Copy out exactly the lines spanning the line with "Write a Python" to the line with "return (H - y) / H", inclusive, from the data underneath, with no pictures.

-=-=-=-=-

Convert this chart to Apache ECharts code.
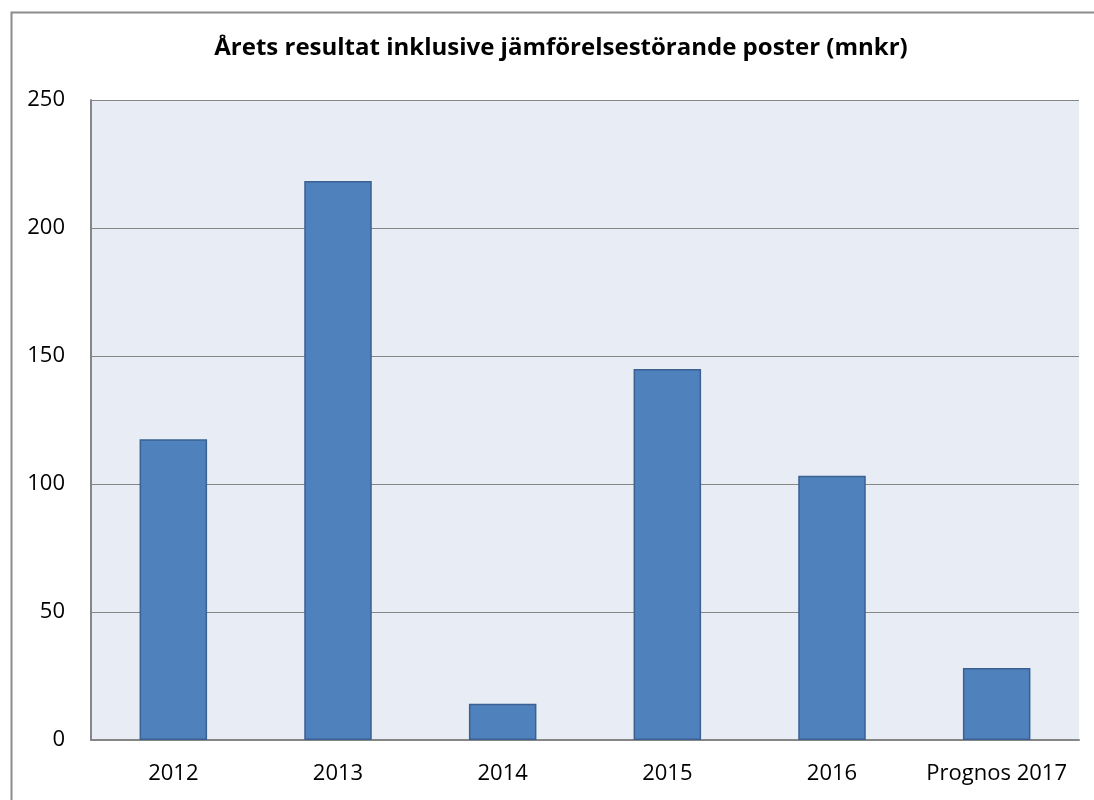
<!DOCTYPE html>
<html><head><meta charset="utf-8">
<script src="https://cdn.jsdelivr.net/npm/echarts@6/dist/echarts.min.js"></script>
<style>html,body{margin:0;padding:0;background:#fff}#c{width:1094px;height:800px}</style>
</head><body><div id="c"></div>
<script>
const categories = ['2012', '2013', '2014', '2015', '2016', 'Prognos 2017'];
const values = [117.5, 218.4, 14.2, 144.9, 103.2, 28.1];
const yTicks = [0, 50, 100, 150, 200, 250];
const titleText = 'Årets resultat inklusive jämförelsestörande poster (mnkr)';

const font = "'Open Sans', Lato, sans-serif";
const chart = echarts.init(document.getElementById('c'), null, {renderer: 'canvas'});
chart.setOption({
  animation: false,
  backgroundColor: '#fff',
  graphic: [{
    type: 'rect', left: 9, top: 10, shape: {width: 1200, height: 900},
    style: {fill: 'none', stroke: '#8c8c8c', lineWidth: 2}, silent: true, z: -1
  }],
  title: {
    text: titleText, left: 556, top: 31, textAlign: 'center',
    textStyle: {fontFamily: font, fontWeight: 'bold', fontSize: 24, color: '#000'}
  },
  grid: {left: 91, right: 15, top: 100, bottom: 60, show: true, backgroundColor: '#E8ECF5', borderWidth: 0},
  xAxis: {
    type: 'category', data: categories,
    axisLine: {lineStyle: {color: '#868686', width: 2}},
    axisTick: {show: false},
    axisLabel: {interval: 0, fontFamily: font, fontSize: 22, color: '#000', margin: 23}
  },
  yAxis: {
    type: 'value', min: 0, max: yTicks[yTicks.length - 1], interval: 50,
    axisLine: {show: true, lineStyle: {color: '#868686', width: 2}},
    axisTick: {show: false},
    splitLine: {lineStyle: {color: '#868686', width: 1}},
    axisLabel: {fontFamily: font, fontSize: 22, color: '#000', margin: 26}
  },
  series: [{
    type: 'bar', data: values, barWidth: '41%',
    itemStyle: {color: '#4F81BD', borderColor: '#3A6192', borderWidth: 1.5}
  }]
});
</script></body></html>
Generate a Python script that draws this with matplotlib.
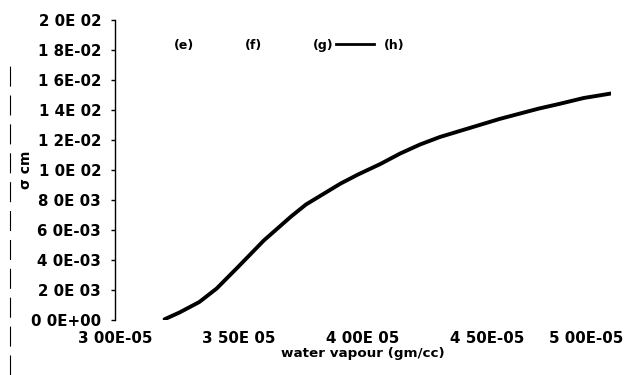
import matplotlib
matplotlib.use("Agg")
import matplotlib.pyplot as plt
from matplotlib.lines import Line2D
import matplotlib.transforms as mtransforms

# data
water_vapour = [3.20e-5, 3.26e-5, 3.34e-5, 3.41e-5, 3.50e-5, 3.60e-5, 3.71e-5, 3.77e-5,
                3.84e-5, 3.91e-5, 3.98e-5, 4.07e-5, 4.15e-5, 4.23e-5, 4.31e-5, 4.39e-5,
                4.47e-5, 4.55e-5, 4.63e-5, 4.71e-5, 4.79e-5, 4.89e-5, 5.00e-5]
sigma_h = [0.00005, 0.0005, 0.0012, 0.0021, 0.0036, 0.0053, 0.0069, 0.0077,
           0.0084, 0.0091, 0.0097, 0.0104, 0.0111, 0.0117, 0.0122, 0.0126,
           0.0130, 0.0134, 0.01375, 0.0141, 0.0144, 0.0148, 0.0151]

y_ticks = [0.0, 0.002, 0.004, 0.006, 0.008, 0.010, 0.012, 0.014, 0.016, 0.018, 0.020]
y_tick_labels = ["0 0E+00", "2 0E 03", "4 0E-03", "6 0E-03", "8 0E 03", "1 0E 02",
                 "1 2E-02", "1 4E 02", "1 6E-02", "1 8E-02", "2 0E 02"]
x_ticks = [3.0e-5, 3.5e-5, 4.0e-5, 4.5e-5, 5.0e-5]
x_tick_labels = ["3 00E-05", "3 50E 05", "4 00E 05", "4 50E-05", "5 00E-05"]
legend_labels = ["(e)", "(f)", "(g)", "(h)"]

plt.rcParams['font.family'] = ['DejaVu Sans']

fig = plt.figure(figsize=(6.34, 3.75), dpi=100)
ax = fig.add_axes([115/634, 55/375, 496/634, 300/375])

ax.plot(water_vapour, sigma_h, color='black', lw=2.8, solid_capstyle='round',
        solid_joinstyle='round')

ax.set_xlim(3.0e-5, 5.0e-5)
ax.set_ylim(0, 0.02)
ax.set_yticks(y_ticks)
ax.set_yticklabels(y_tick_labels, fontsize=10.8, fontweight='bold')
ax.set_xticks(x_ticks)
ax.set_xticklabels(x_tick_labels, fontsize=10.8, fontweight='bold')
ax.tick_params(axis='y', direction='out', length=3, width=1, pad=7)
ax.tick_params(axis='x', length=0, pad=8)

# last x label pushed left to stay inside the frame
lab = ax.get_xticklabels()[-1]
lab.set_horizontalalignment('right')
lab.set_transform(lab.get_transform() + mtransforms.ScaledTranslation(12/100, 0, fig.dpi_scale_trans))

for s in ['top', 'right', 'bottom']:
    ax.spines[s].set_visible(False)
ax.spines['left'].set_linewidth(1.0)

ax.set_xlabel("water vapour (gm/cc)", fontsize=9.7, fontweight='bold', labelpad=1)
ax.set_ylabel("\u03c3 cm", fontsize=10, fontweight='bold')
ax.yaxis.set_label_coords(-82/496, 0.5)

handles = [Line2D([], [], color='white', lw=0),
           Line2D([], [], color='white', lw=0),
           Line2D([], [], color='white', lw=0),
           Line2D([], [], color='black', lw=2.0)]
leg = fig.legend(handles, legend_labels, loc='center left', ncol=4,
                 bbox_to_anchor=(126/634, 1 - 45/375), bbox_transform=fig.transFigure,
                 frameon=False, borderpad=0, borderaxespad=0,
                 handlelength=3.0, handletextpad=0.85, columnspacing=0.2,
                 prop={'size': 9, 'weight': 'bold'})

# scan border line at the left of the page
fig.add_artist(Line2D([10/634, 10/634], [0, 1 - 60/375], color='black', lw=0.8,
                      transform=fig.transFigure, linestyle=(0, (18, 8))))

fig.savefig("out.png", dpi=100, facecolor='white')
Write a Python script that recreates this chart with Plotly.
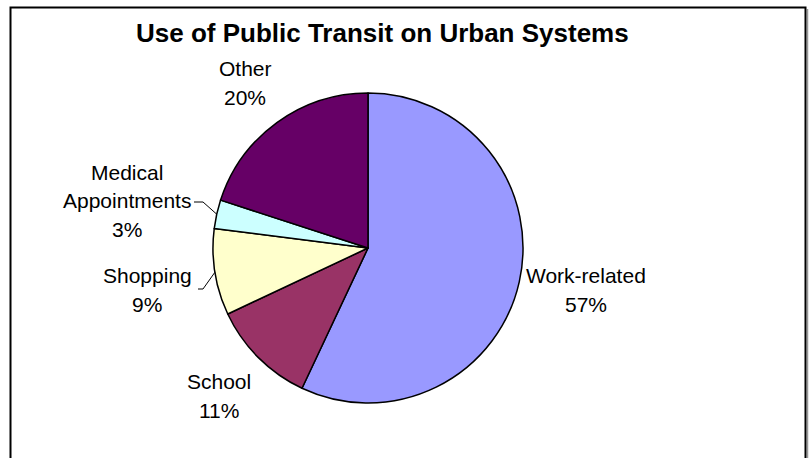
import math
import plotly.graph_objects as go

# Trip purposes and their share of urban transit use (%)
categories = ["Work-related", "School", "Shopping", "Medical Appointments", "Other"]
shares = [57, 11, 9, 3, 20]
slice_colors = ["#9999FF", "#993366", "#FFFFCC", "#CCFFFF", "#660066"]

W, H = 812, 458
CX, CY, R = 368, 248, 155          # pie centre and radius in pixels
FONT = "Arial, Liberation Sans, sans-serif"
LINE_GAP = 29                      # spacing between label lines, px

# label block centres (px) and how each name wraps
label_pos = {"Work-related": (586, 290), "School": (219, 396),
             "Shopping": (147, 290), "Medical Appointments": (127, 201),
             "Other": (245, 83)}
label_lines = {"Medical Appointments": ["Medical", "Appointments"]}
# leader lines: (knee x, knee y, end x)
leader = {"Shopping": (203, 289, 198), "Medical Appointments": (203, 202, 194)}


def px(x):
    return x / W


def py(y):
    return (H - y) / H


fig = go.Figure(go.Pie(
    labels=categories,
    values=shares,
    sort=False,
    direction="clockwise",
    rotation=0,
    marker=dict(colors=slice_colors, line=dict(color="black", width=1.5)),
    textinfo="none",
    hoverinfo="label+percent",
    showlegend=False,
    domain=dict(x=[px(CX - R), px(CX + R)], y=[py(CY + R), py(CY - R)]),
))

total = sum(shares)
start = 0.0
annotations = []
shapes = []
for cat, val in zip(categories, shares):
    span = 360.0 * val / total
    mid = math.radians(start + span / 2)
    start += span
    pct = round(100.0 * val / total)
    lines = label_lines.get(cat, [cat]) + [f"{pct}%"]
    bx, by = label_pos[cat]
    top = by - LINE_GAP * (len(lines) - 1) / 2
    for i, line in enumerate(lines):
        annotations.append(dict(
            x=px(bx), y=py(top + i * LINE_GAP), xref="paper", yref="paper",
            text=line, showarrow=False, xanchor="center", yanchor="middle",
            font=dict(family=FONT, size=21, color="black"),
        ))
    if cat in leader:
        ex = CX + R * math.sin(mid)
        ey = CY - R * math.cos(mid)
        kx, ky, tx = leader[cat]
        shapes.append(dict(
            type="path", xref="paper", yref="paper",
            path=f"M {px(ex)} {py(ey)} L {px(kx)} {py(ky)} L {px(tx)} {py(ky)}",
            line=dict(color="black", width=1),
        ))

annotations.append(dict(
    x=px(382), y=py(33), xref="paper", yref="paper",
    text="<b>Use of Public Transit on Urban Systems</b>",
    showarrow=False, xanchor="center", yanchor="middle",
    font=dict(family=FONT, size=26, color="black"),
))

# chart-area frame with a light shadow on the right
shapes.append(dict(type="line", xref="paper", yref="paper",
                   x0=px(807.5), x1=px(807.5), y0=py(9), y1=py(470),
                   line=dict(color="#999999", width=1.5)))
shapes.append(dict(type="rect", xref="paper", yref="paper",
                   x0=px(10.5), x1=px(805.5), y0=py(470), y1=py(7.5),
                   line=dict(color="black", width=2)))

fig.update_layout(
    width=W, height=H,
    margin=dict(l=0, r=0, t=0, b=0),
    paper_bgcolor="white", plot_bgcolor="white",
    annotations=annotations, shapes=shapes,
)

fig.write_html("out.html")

-=-=-=-=-

- [Solution to this task]:
Write a Python script that recreates this chart with Plotly.
import math
import plotly.graph_objects as go

# Trip purposes and their share of urban transit use (%)
categories = ["Work-related", "School", "Shopping", "Medical Appointments", "Other"]
shares = [57, 11, 9, 3, 20]
slice_colors = ["#9999FF", "#993366", "#FFFFCC", "#CCFFFF", "#660066"]

W, H = 812, 458
CX, CY, R = 368, 248, 155          # pie centre and radius in pixels
FONT = "Arial, Liberation Sans, sans-serif"
LINE_GAP = 29                      # spacing between label lines, px

# label block centres (px) and how each name wraps
label_pos = {"Work-related": (586, 290), "School": (219, 396),
             "Shopping": (147, 290), "Medical Appointments": (127, 201),
             "Other": (245, 83)}
label_lines = {"Medical Appointments": ["Medical", "Appointments"]}
# leader lines: (knee x, knee y, end x)
leader = {"Shopping": (203, 289, 198), "Medical Appointments": (203, 202, 194)}


def px(x):
    return x / W


def py(y):
    return (H - y) / H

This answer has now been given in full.